[What is needed] The required output is the block of lines from the line with "Clone this diagram in TikZ." to the line with "(rbar) at (1660,0);", endpoints included and pictures omitted.

[Dataset records]
........

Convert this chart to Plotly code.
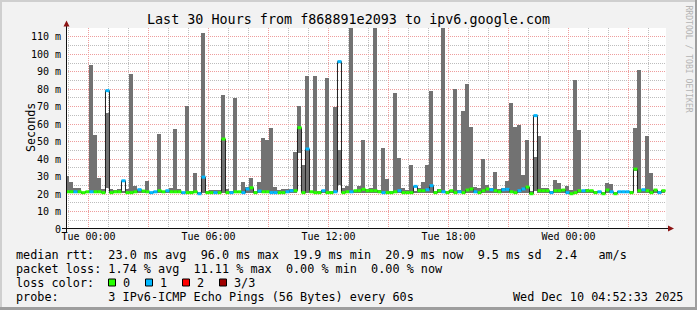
import plotly.graph_objects as go
from datetime import datetime, timedelta

# ---------------- data ----------------
title_text = "Last 30 Hours from f868891e2093 to ipv6.google.com"
range_start = "2025-12-08 22:52:33"
range_end = "2025-12-10 04:52:33"
first_bin = datetime(2025, 12, 8, 22, 51)
bin_minutes = 12

# smoke (min..max of pings) per 12-minute bin, in ms
smoke_lo = [20.8, 20.8, 20.8, 20.8, 20.6, 20.8, 20.8, 20.8, 20.8, 20.8,
            23.2, 20.8, 20.8, 20.8, 20.8, 20.8, 20.8, 20.8, 20.8, 20.8,
            20.8, 20.5, 20.8, 20.8, 20.8, 20.8, 20.8, 20.8, 20.8, 20.5,
            20.8, 20.8, 20.8, 20.2, 20.8, 20.8, 20.8, 20.8, 20.8, 20.8,
            20.8, 20.8, 20.8, 20.8, 20.8, 20.8, 20.8, 20.8, 20.8, 20.8,
            20.8, 20.8, 20.8, 20.8, 20.8, 20.8, 20.8, 20.8, 43.3, 21.3,
            20.8, 20.8, 20.8, 20.8, 20.8, 20.8, 20.8, 20.8, 25.2, 20.8,
            20.8, 20.8, 20.8, 20.8, 20.8, 20.8, 20.8, 20.8, 20.8, 20.8,
            20.8, 20.8, 20.8, 20.8, 20.8, 20.8, 20.8, 20.8, 20.8, 20.8,
            20.8, 20.8, 20.8, 20.8, 20.8, 20.8, 20.8, 20.8, 20.8, 20.8,
            20.8, 20.8, 20.8, 20.8, 20.8, 20.8, 20.8, 20.8, 20.8, 20.8,
            20.8, 20.8, 20.8, 20.8, 20.8, 20.8, 20.2, 21.5, 20.8, 20.8,
            20.8, 20.8, 20.8, 20.8, 20.8, 20.8, 20.2, 20.8, 20.8, 20.8,
            20.8, 20.8, 20.8, 20.8, 20.2, 20.8, 20.8, 20.2, 20.8, 20.8,
            20.8, 20.8, 33.0, 20.8, 20.8, 20.8, 20.8, 20.8, 20.8, 20.8]
smoke_hi = [30.3, 27.0, 23.6, 23.6, 21.3, 22.0, 94.0, 53.8, 29.0, 23.0,
            66.2, 23.0, 22.3, 23.0, 22.0, 22.9, 88.8, 24.6, 21.5, 21.9,
            27.6, 21.0, 21.5, 54.4, 21.9, 22.0, 23.6, 57.2, 23.0, 21.3,
            70.4, 21.9, 32.0, 21.3, 112.3, 21.9, 22.3, 22.3, 22.3, 76.7,
            22.9, 21.3, 75.0, 21.9, 26.9, 24.2, 29.2, 21.9, 26.9, 52.0,
            51.0, 57.8, 24.0, 22.3, 22.9, 22.9, 22.9, 44.3, 70.4, 36.6,
            87.6, 21.9, 87.6, 21.9, 22.3, 86.5, 21.9, 70.0, 45.2, 23.2,
            24.6, 116.0, 21.9, 24.6, 51.0, 22.9, 23.2, 116.0, 22.3, 46.2,
            28.6, 21.9, 77.9, 40.6, 23.2, 22.3, 36.6, 21.5, 23.2, 26.9,
            36.6, 79.0, 21.9, 22.9, 116.0, 21.9, 22.3, 80.2, 22.3, 67.6,
            83.0, 58.4, 23.8, 23.6, 40.0, 25.2, 23.2, 32.6, 22.9, 23.2,
            27.4, 72.1, 58.4, 59.5, 30.9, 51.0, 21.9, 41.0, 53.2, 23.6,
            23.2, 21.9, 28.0, 26.3, 22.9, 24.6, 22.3, 85.3, 56.7, 21.9,
            22.9, 22.3, 21.3, 21.3, 21.3, 26.3, 25.7, 21.3, 21.3, 21.3,
            21.3, 21.3, 57.8, 91.0, 21.9, 53.2, 32.0, 22.3, 21.9, 22.3]
median_rtt = [21.3, 21.3, 21.3, 21.3, 20.8, 21.3, 21.3, 21.3, 21.3, 20.8,
              79.2, 20.8, 21.3, 21.3, 27.6, 20.8, 20.8, 21.3, 22.5, 21.7,
              21.3, 20.8, 21.3, 21.9, 21.3, 21.9, 21.3, 21.3, 21.3, 20.8,
              20.8, 20.8, 21.3, 20.2, 29.7, 20.8, 20.8, 20.8, 20.8, 51.5,
              20.8, 20.8, 21.3, 21.3, 20.8, 22.9, 23.6, 20.8, 21.7, 21.3,
              21.3, 20.8, 20.8, 20.8, 20.8, 21.3, 21.9, 21.9, 58.0, 20.8,
              45.8, 21.3, 20.8, 20.8, 21.9, 20.8, 20.8, 21.3, 95.8, 20.8,
              21.3, 21.3, 21.9, 21.9, 22.7, 21.9, 21.9, 21.9, 21.3, 20.8,
              20.8, 20.8, 21.3, 21.9, 20.8, 20.8, 20.8, 24.4, 21.9, 21.9,
              22.5, 24.8, 20.8, 21.9, 21.3, 20.8, 21.9, 20.8, 21.3, 20.8,
              22.3, 22.9, 21.3, 20.8, 21.9, 22.9, 22.5, 21.9, 21.3, 22.5,
              22.7, 21.3, 20.8, 21.9, 22.9, 24.0, 20.2, 64.9, 21.9, 21.9,
              21.9, 20.8, 21.9, 21.9, 22.3, 20.8, 20.2, 20.8, 21.9, 21.9,
              21.9, 21.9, 20.8, 21.3, 20.2, 22.3, 21.3, 20.2, 21.3, 21.3,
              21.3, 20.8, 34.3, 21.9, 22.5, 21.9, 20.8, 22.3, 20.8, 21.9]
lost_pings = [0, 0, 1, 0, 0, 0, 1, 0, 0, 0,
              1, 0, 0, 0, 1, 0, 0, 0, 1, 0,
              0, 1, 1, 0, 0, 1, 0, 0, 0, 1,
              0, 0, 0, 1, 1, 0, 0, 1, 0, 0,
              0, 1, 0, 0, 1, 1, 0, 0, 1, 0,
              0, 1, 1, 0, 0, 1, 1, 0, 0, 0,
              1, 0, 0, 0, 1, 0, 0, 1, 1, 0,
              0, 1, 0, 0, 0, 0, 0, 0, 0, 1,
              0, 0, 0, 1, 0, 0, 0, 1, 0, 0,
              1, 1, 0, 0, 1, 0, 0, 0, 1, 0,
              0, 0, 1, 0, 0, 0, 1, 0, 0, 1,
              1, 0, 0, 1, 1, 0, 0, 1, 0, 0,
              0, 1, 0, 0, 0, 1, 0, 0, 0, 1,
              0, 0, 0, 1, 0, 0, 1, 0, 1, 1,
              1, 0, 0, 0, 1, 0, 0, 0, 1, 0]

loss_labels = ["0", "1", "2", "3/3"]
loss_colors = ["#26ff00", "#00b8ff", "#ff0000", "#a00000"]

ytick_vals = [0, 10, 20, 30, 40, 50, 60, 70, 80, 90, 100, 110]
ytick_text = ["0", "10 m", "20 m", "30 m", "40 m", "50 m", "60 m",
              "70 m", "80 m", "90 m", "100 m", "110 m"]
xtick_vals = ["2025-12-09 00:00", "2025-12-09 03:00", "2025-12-09 06:00",
              "2025-12-09 09:00", "2025-12-09 12:00", "2025-12-09 15:00",
              "2025-12-09 18:00", "2025-12-09 21:00", "2025-12-10 00:00",
              "2025-12-10 03:00"]
xtick_text = ["Tue 00:00", "", "Tue 06:00", "", "Tue 12:00", "",
              "Tue 18:00", "", "Wed 00:00", ""]

legend_lines = [
    [(15.5, "median rtt:  23.0 ms avg  96.0 ms max  19.9 ms min  20.9 ms now  9.5 ms sd  2.4   am/s")],
    [(15.5, "packet loss: 1.74 % avg  11.11 % max  0.00 % min  0.00 % now")],
    [(15.5, "loss color:"), (122.6, "0"), (159.6, "1"), (196.6, "2"), (233.6, "3/3")],
    [(15.5, "probe:       3 IPv6-ICMP Echo Pings (56 Bytes) every 60s"),
     (512.6, "Wed Dec 10 04:52:33 2025")],
]
legend_line_y = [254.5, 268.5, 282.5, 296.5]
legend_box_x = [108.5, 145.5, 182.5, 219.5]

# ---------------- geometry helpers ----------------
W, H = 697, 310
L, R, T, B = 66, 31, 28, 81
PW, PH = W - L - R, H - T - B
MONO = "DejaVu Sans Mono"


def PX(px):
    return (px - L) / PW


def PY(py):
    return (H - B - py) / PH


n = len(median_rtt)
edges = [first_bin + timedelta(minutes=bin_minutes * i) for i in range(n + 1)]
centers = [e + timedelta(minutes=bin_minutes / 2) for e in edges[:-1]]

fig = go.Figure()

# smoke
fig.add_trace(go.Bar(
    x=centers, y=[h - l for h, l in zip(smoke_hi, smoke_lo)], base=smoke_lo,
    width=bin_minutes * 60 * 1000, marker=dict(color="#727272", line=dict(width=0)),
    hoverinfo="skip", showlegend=False))

# median dark step line
fig.add_trace(go.Scatter(
    x=edges, y=median_rtt + [median_rtt[-1]], mode="lines",
    line=dict(color="#202020", width=1, shape="hv"),
    hoverinfo="skip", showlegend=False))

# coloured median per loss class
for c, col in enumerate(loss_colors):
    xs, ys = [], []
    for i in range(n):
        if lost_pings[i] == c:
            xs += [edges[i], edges[i + 1], None]
            ys += [median_rtt[i], median_rtt[i], None]
    if xs:
        fig.add_trace(go.Scatter(x=xs, y=ys, mode="lines",
                                 line=dict(color=col, width=3),
                                 hoverinfo="skip", showlegend=False))

shapes = []
# frame shading
shapes += [
    dict(type="rect", xref="paper", yref="paper", x0=PX(0), x1=PX(W), y0=PY(0), y1=PY(2),
         fillcolor="#cfcfcf", line_width=0, layer="above"),
    dict(type="rect", xref="paper", yref="paper", x0=PX(0), x1=PX(2), y0=PY(0), y1=PY(H),
         fillcolor="#cfcfcf", line_width=0, layer="above"),
    dict(type="rect", xref="paper", yref="paper", x0=PX(0), x1=PX(W), y0=PY(307), y1=PY(H),
         fillcolor="#9e9e9e", line_width=0, layer="above"),
    dict(type="rect", xref="paper", yref="paper", x0=PX(695), x1=PX(W), y0=PY(0), y1=PY(H),
         fillcolor="#9e9e9e", line_width=0, layer="above"),
]
# axes
shapes += [
    dict(type="line", xref="paper", yref="paper", x0=PX(62), x1=PX(669), y0=PY(228.5), y1=PY(228.5),
         line=dict(color="#101010", width=1), layer="above"),
    dict(type="line", xref="paper", yref="paper", x0=PX(66.5), x1=PX(66.5), y0=PY(233), y1=PY(25),
         line=dict(color="#101010", width=1), layer="above"),
    dict(type="path", xref="paper", yref="paper",
         path=f"M {PX(63.5)},{PY(26.5)} L {PX(69.5)},{PY(26.5)} L {PX(66.5)},{PY(20.5)} Z",
         fillcolor="#8c1414", line_width=0, layer="above"),
    dict(type="path", xref="paper", yref="paper",
         path=f"M {PX(668)},{PY(225.5)} L {PX(668)},{PY(231.5)} L {PX(674)},{PY(228.5)} Z",
         fillcolor="#8c1414", line_width=0, layer="above"),
]
# legend colour boxes
for bx, col in zip(legend_box_x, loss_colors):
    shapes.append(dict(type="rect", xref="paper", yref="paper",
                       x0=PX(bx), x1=PX(bx + 7), y0=PY(286), y1=PY(279),
                       fillcolor=col, line=dict(color="#000000", width=1), layer="above"))

annotations = [
    dict(text=title_text, x=PX(348), y=PY(19.5), xref="paper", yref="paper",
         xanchor="center", yanchor="middle", showarrow=False,
         font=dict(family=MONO, size=13.4, color="#000000")),
    dict(text="Seconds", x=PX(30.5), y=PY(127.5), xref="paper", yref="paper",
         xanchor="center", yanchor="middle", showarrow=False, textangle=-90,
         font=dict(family=MONO, size=11.7, color="#000000")),
    dict(text="RRDTOOL / TOBI OETIKER", x=PX(688.5), y=PY(59), xref="paper", yref="paper",
         xanchor="center", yanchor="middle", showarrow=False, textangle=90,
         font=dict(family=MONO, size=8.1, color="#b4b4b4")),
]
for line, ly in zip(legend_lines, legend_line_y):
    for lx, txt in line:
        annotations.append(dict(text=txt.replace(" ", "\u00a0"), x=PX(lx), y=PY(ly),
                                xref="paper", yref="paper", xanchor="left", yanchor="middle",
                                showarrow=False, borderpad=0, borderwidth=0,
                                font=dict(family=MONO, size=11.8, color="#000000")))

grid_minor = "#bdbdbd"
grid_major = "#ee9d9d"

fig.update_layout(
    width=W, height=H,
    margin=dict(l=L, r=R, t=T, b=B, pad=0),
    paper_bgcolor="#f2f2f2", plot_bgcolor="#ffffff",
    bargap=0, showlegend=False,
    xaxis=dict(type="date", range=[range_start, range_end],
               tickmode="array", tickvals=xtick_vals, ticktext=xtick_text,
               ticks="", showline=False, zeroline=False,
               showgrid=True, gridcolor=grid_major, gridwidth=1, griddash="1px,1px",
               minor=dict(tickmode="linear", tick0="2025-12-09 00:00", dtick=3600000,
                          showgrid=True, gridcolor=grid_minor, gridwidth=1, griddash="1px,1px"),
               tickfont=dict(family=MONO, size=10, color="#000000"), fixedrange=True),
    yaxis=dict(range=[0, 115.05], tickmode="array", tickvals=ytick_vals, ticktext=ytick_text,
               ticks="", showline=False, zeroline=False, ticklabelstandoff=4,
               showgrid=True, gridcolor=grid_major, gridwidth=1, griddash="1px,1px",
               minor=dict(tickmode="linear", tick0=0, dtick=5,
                          showgrid=True, gridcolor=grid_minor, gridwidth=1, griddash="1px,1px"),
               tickfont=dict(family=MONO, size=10, color="#000000"), fixedrange=True),
    shapes=shapes, annotations=annotations,
)

fig.write_html("out.html")
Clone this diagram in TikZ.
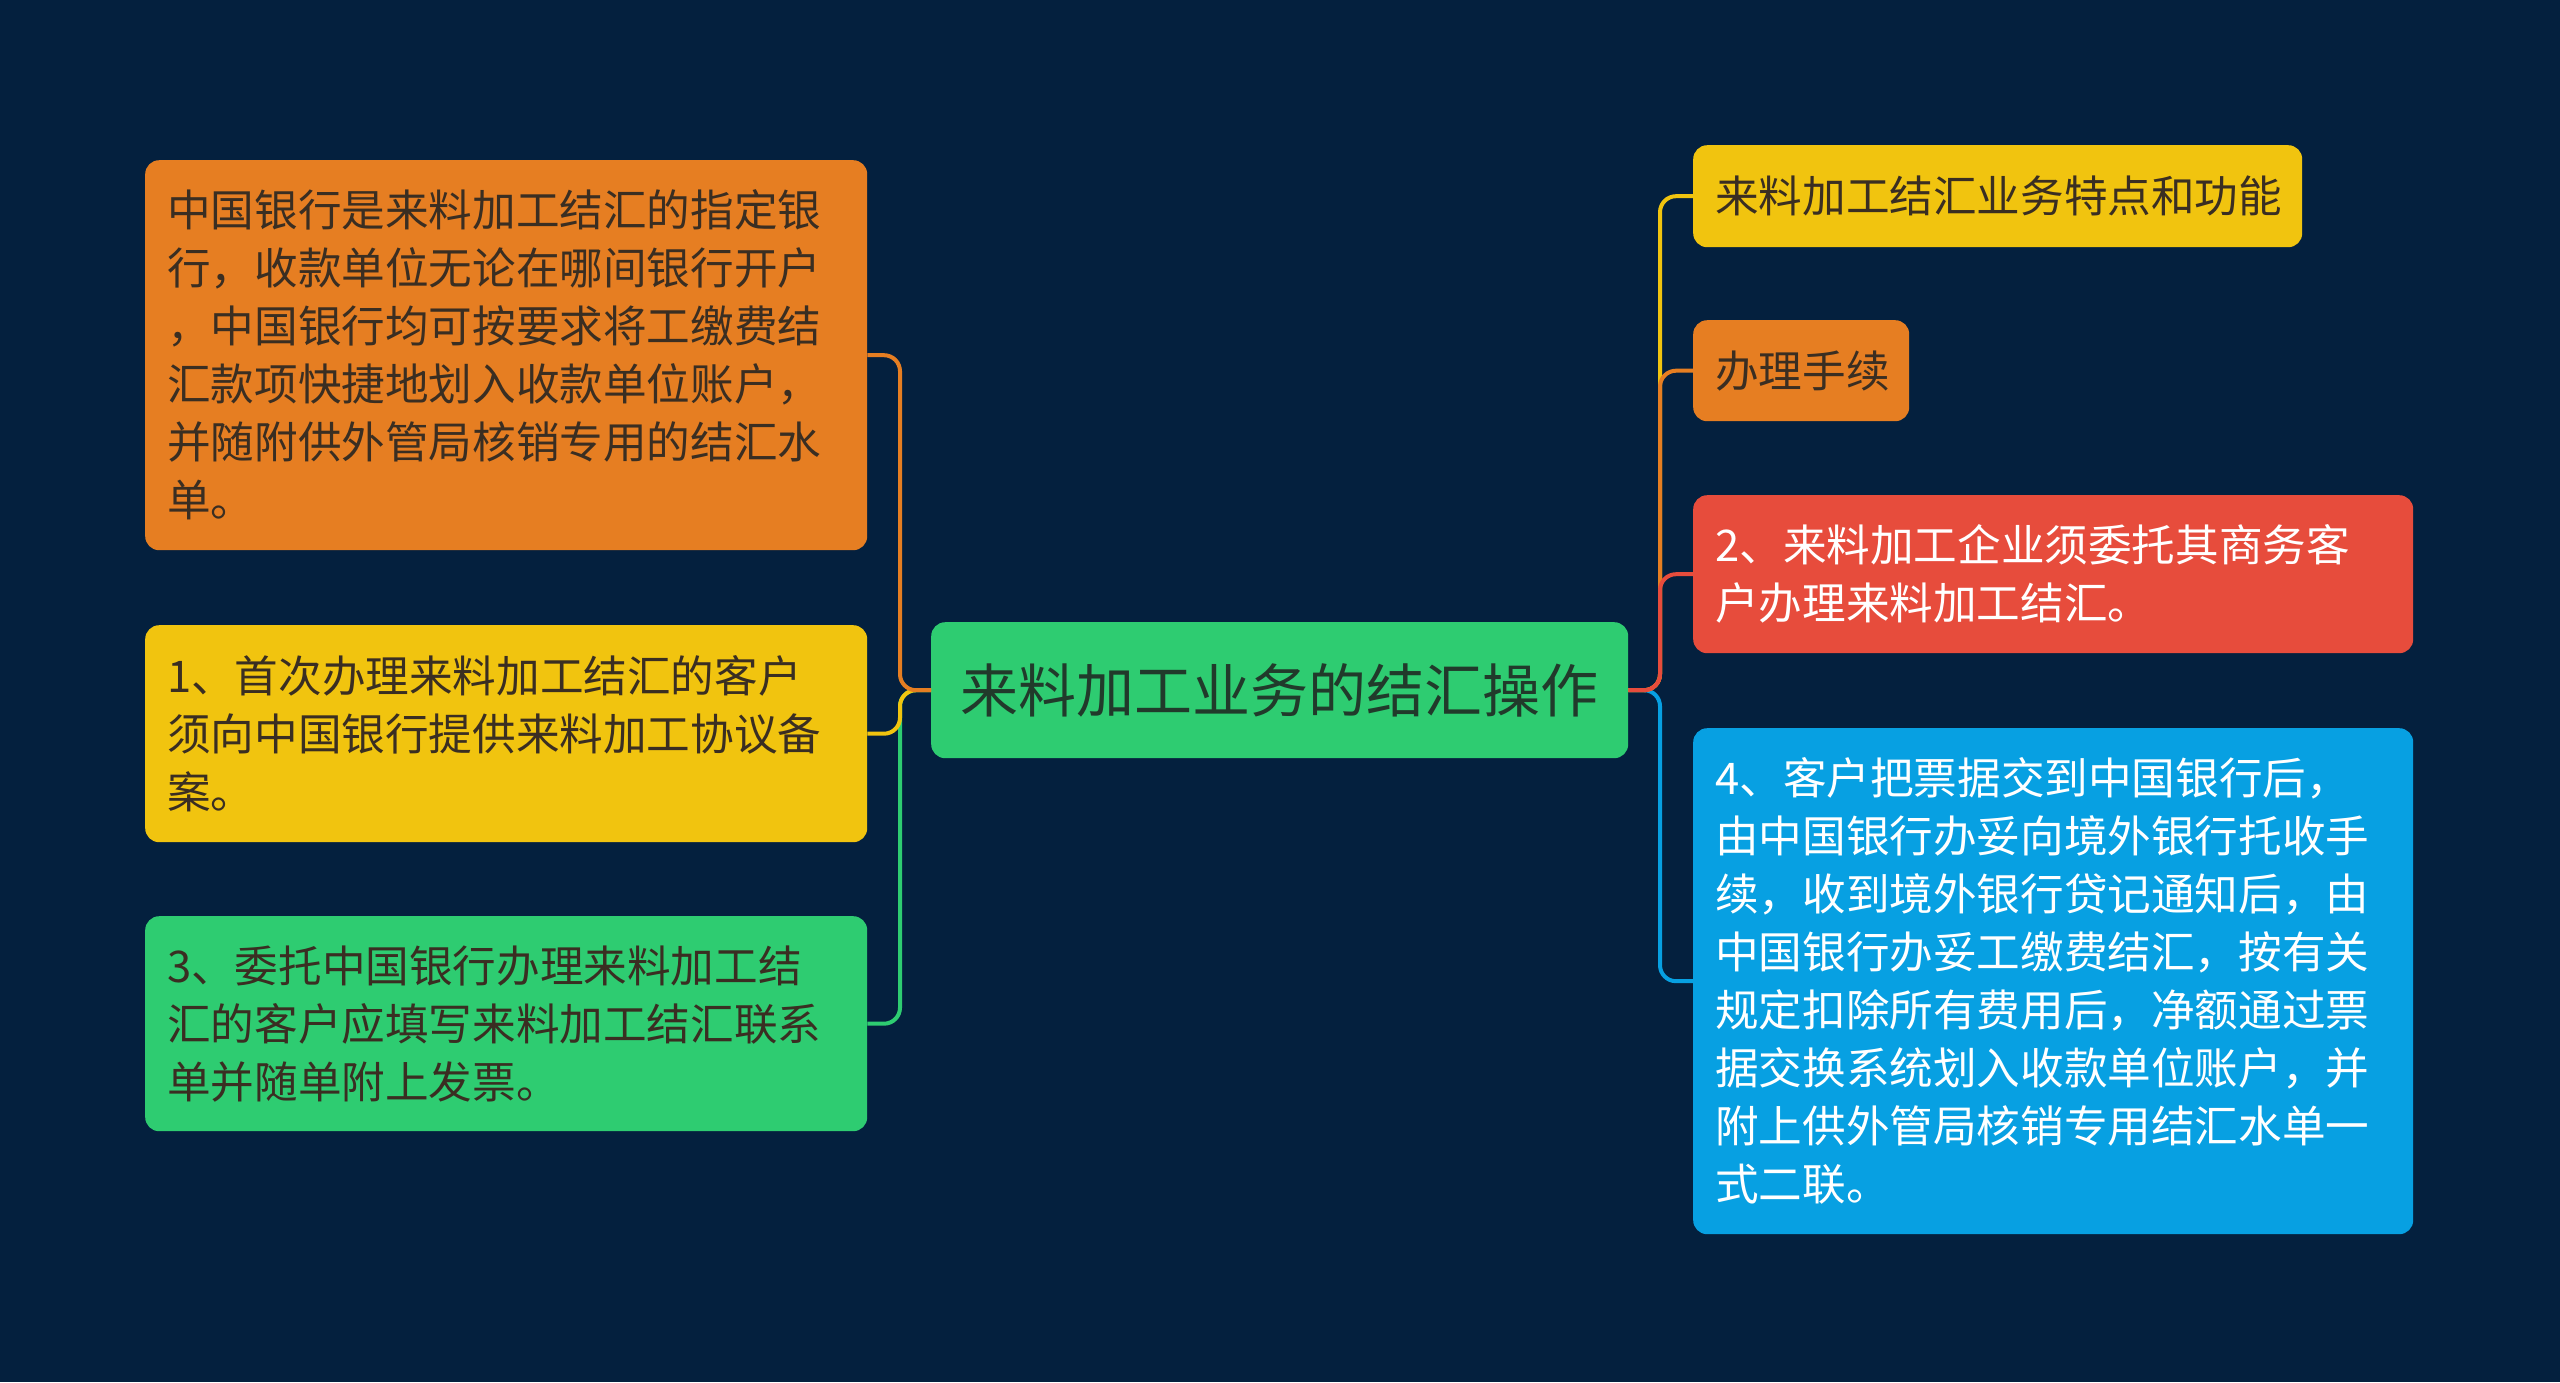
\documentclass[tikz,border=0pt]{standalone}
\usepackage{fontspec}
\newfontfamily\cjk{Noto Sans CJK SC}
\definecolor{bg}{HTML}{04203E}
\definecolor{cOrange}{HTML}{E67E22}
\definecolor{cYellow}{HTML}{F1C40F}
\definecolor{cGreen}{HTML}{2ECC71}
\definecolor{cRed}{HTML}{E74C3C}
\definecolor{cBlue}{HTML}{07A0E2}
\definecolor{cDark}{HTML}{3A2E22}
\definecolor{cDarkG}{HTML}{213A2B}
\begin{document}
\begin{tikzpicture}[x=1pt,y=-1pt,
  box/.style={rounded corners=14pt, inner xsep=22pt, inner ysep=0pt, align=left,
    anchor=north west, font=\cjk\fontsize{43.6pt}{58pt}\selectfont},
  link/.style={line width=4pt, rounded corners=16pt}]
\fill[bg] (0,0) rectangle (2560,1382);
\useasboundingbox (0,0) rectangle (2560,1382);

\coordinate (lbar) at (900,0);
\coordinate (rbar) at (1660,0);

\node[box, fill=cGreen, text=cDarkG, align=center, minimum width=697pt, minimum height=136pt,
  text width=653pt, font=\cjk\fontsize{58pt}{66pt}\selectfont] (C) at (931,622) {来料加工业务的结汇操作};

\node[box, fill=cOrange, text=cDark, minimum width=722pt, minimum height=390pt, text width=678pt] (L1) at (145,160)
{中国银行是来料加工结汇的指定银\\行，收款单位无论在哪间银行开户\\，中国银行均可按要求将工缴费结\\汇款项快捷地划入收款单位账户，\\并随附供外管局核销专用的结汇水\\单。};
\node[box, fill=cYellow, text=cDark, minimum width=722pt, minimum height=217pt, text width=678pt] (L2) at (145,625)
{1、首次办理来料加工结汇的客户\\须向中国银行提供来料加工协议备\\案。};
\node[box, fill=cGreen, text=cDark, minimum width=722pt, minimum height=215pt, text width=678pt] (L3) at (145,916)
{3、委托中国银行办理来料加工结\\汇的客户应填写来料加工结汇联系\\单并随单附上发票。};

\node[box, fill=cYellow, text=cDark, minimum width=609pt, minimum height=102pt, text width=565pt] (R1) at (1693,145)
{来料加工结汇业务特点和功能};
\node[box, fill=cOrange, text=cDark, minimum width=216pt, minimum height=101pt, text width=172pt] (R2) at (1693,320)
{办理手续};
\node[box, fill=cRed, text=white, minimum width=720pt, minimum height=158pt, text width=676pt] (R3) at (1693,495)
{2、来料加工企业须委托其商务客\\户办理来料加工结汇。};
\node[box, fill=cBlue, text=white, minimum width=720pt, minimum height=506pt, text width=676pt] (R4) at (1693,728)
{4、客户把票据交到中国银行后，\\由中国银行办妥向境外银行托收手\\续，收到境外银行贷记通知后，由\\中国银行办妥工缴费结汇，按有关\\规定扣除所有费用后，净额通过票\\据交换系统划入收款单位账户，并\\附上供外管局核销专用结汇水单一\\式二联。};

\draw[link, cGreen] (C.west) -- (lbar |- C.west) |- (L3.east);
\draw[link, cYellow] (C.west) -- (lbar |- C.west) |- (L2.east);
\draw[link, cOrange] (C.west) -- (lbar |- C.west) |- (L1.east);

\draw[link, cBlue] (C.east) -- (rbar |- C.east) |- (R4.west);
\draw[link, cYellow] (C.east) -- (rbar |- C.east) |- (R1.west);
\draw[link, cOrange] (C.east) -- (rbar |- C.east) |- (R2.west);
\draw[link, cRed] (C.east) -- (rbar |- C.east) |- (R3.west);
\end{tikzpicture}
\end{document}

........

[Solution to this problem]
Clone this diagram in TikZ.
\documentclass[tikz,border=0pt]{standalone}
\usepackage{fontspec}
\newfontfamily\cjk{Noto Sans CJK SC}
\definecolor{bg}{HTML}{04203E}
\definecolor{cOrange}{HTML}{E67E22}
\definecolor{cYellow}{HTML}{F1C40F}
\definecolor{cGreen}{HTML}{2ECC71}
\definecolor{cRed}{HTML}{E74C3C}
\definecolor{cBlue}{HTML}{07A0E2}
\definecolor{cDark}{HTML}{3A2E22}
\definecolor{cDarkG}{HTML}{213A2B}
\begin{document}
\begin{tikzpicture}[x=1pt,y=-1pt,
  box/.style={rounded corners=14pt, inner xsep=22pt, inner ysep=0pt, align=left,
    anchor=north west, font=\cjk\fontsize{43.6pt}{58pt}\selectfont},
  link/.style={line width=4pt, rounded corners=16pt}]
\fill[bg] (0,0) rectangle (2560,1382);
\useasboundingbox (0,0) rectangle (2560,1382);

\coordinate (lbar) at (900,0);
\coordinate (rbar) at (1660,0);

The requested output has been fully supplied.